2 of 196 comments (clear)

  1. Peer Review Online by under_score · · Score: 5, Interesting

    The internet/www is one of those really nifty technologies that changes the whole way of doing many things. Because the internet allows for incredible amounts of interactivity (not taken advantage of by most sites), peer review suddenly becomes much more "real". Traditional journals have a small number of peers who serve to review any given article, and constant discussion is not generally published.

    The internet of course can completely change that where any peer can review any work. And why stop at scientific publishing? And why stop at publishing for that matter. Much published work serves an educational purpose as well as a documentary purpose.

    So, here is a plug for my online educational community, Oomind. It allows anyone to publish, and to review, and to have that review reflected in an educational context. Basically, you can write a "courselet", and post it on Oomind. The courselet is initially given an evaluation by yourself, the author based on 10 attributes including practicality, information content, beauty and creativity among others. Once the courselet is on the system, others can also review it and the attributes have scores based on a weighted average of all the evaluations. The educational part comes in when you or others add quiz questions to your courselet. These questions are also weighted based on peer evaluations, and those weights determine how much credit one gets for the courselet when the question is answered correctly. Your educational credit is cumulative rather than percentage based. There are many other features to the system as well which create a democratic and more importantly meritocratic system.

    If you are interested, you can check out: the main oomind site, the philosophy of oomind, and a general introduction to oomind.

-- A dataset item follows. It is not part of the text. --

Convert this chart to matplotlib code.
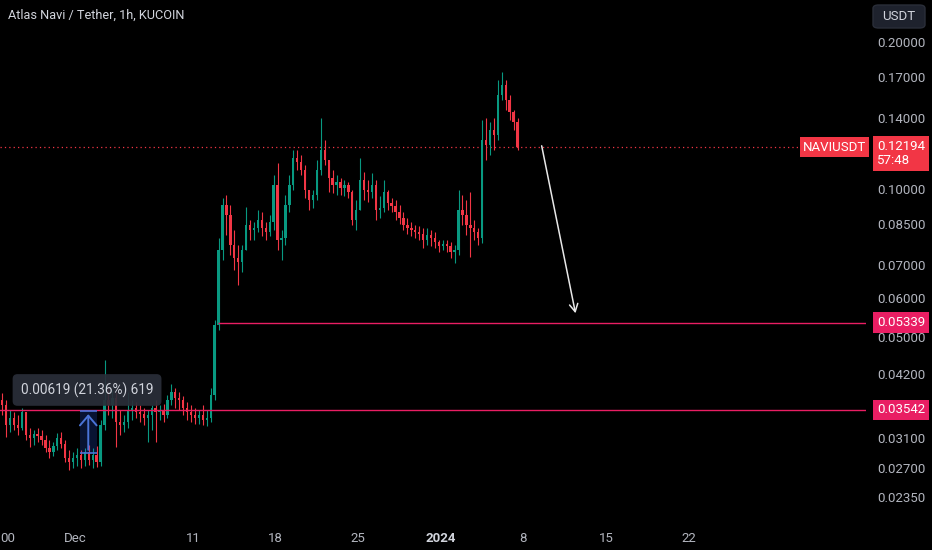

  2. Giving up rights to your own work by RavenDuck · · Score: 5, Interesting

    I'm a social scientist (criminologist), and while I'm not widely published, I've got a couple of papers out there. It's always seemed disturbing to me that you are required to sign away copyright to your own work to be published in any of the major jornals. You need to get permission from the publisher to even reproduce a section of your own work.

    Academic journals have a curious role in modern world. They are incredibly expensive to subscribe to, receive all their content at no expense to themselves, and even the peer reviewing is usually on a volunteer basis. However the "publish or perish" attitude of many in academia ensures that they are able to continue making a killing.

    One wonders how much longer these publishing companies are going to be able to get away with it, especially now when so many people are publishing themselves online first, and submitting them to journals later.